Briefly outline the developments in Europe in the decades following the end of the Franco-Prussian war which help explain how such a minor event—the assassination of the Austrian Archduke Franz...
Briefly outline the developments in Europe in the decades following the end of the Franco-Prussian war which help explain how such a minor event—the assassination of the Austrian Archduke Franz Ferdinand in Sarajevo in June of 1914—could lead to one of the greatest conflagrations in European history. Be sure to describe the importance of nationalism, Social Darwinism, militarism, military planning and the alliance system. (2-3 paragraphs)
In essence, you are asking how nationalism, Social Darwinism, militarism and military preparations, and the alliance system helped to bring about a situation in which the assassination of the Archduke could ignite a world war. Let us look at how all of these factors came out of the Franco-Prussian War and helped lead to WWI.
The Franco-Prussian War brought about two conditions that were of utmost importance. First, it created a unified Germany. Second, it caused enmity between Germany and France over the issue of Alsace-Lorraine. These two effects of the war largely brought about the factors that you mention above.
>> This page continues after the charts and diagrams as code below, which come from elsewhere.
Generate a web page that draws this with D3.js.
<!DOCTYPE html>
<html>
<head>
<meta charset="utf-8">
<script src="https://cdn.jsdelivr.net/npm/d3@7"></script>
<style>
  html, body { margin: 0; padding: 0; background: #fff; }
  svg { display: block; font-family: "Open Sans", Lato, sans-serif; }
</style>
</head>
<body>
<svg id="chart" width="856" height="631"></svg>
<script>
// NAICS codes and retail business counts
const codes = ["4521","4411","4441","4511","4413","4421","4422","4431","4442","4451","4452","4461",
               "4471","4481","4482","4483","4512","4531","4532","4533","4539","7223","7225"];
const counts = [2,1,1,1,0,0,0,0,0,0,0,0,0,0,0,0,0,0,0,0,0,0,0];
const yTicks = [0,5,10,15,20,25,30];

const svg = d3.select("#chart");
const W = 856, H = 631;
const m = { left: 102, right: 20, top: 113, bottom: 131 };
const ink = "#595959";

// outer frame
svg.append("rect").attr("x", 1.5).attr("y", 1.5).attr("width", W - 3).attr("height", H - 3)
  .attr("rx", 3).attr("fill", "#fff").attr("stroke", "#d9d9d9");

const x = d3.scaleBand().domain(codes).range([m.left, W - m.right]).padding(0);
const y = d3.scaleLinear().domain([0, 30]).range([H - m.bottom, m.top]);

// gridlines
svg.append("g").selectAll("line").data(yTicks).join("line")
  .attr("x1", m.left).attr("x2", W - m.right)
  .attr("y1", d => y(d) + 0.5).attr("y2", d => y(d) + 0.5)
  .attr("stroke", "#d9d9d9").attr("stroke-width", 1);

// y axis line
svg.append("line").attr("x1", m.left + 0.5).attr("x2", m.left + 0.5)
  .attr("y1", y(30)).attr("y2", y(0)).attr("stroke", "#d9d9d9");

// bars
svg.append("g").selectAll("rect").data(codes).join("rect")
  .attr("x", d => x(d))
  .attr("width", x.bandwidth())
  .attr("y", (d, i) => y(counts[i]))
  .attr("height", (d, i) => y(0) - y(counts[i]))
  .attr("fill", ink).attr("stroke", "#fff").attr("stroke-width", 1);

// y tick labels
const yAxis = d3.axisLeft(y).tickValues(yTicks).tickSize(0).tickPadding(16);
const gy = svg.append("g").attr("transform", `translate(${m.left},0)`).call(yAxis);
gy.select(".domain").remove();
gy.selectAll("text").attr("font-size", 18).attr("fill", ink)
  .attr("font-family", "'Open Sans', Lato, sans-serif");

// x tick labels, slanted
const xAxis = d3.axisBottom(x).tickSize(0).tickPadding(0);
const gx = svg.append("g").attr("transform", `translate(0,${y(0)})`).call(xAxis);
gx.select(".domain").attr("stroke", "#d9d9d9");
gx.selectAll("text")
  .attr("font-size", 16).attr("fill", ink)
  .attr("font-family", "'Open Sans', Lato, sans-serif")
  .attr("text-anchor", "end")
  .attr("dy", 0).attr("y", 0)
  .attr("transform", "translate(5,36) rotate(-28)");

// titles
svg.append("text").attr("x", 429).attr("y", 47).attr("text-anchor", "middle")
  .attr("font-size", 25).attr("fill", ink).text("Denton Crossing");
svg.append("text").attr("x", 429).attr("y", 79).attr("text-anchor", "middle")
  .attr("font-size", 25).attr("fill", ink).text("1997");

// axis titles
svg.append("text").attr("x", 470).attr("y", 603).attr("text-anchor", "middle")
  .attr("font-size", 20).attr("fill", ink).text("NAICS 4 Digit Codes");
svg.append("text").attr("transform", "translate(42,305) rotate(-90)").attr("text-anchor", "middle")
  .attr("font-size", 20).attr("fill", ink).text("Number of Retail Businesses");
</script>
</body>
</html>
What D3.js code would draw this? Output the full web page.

Once Germany united, German nationalism became an important factor in European politics. This became particularly true when Kaiser Wilhelm forced Chancellor Bismarck out of office and took over German foreign policy. The Kaiser was a militarist and a nationalist who wanted Germany to gain what he saw as its proper “place in the sun.” He wanted Germany to be militarily strong and to have an empire. As Germany became more aggressive in seeking power, it frightened other countries.
As these other countries became frightened, the system of alliances started to build. France allied itself with Russia and, later, with England. Russia also allied itself with Serbia for nationalist reasons (they were both Slavic countries who were threatened by German countries). This helped lead to a tighter alliance between Germany and Austria-Hungary (also based partly on nationalism since both countries were ruled by Germans). This alliance eventually included Italy.
As these various countries allied with one another, they also believed that they needed more military power to protect themselves against their enemies. This helped lead to a spirit of militarism in which they equated military power with national pride. Social Darwinism was relevant here because the various countries believed that the country/nation that was “fitter” would win in the competition. War, then, became a potential way to prove that their country/nation was fitter and simply better than others.
All of this led to a situation in which a small spark could set off a great war. The nationalism and alliances meant that a war between two countries could come to involve more countries. The militarism and ideas of Social Darwinism helped cause countries to believe that it was important to fight. The military preparations meant that they were all ready to fight. Thus, when the Archduke was killed, that relatively minor event set off the Great War.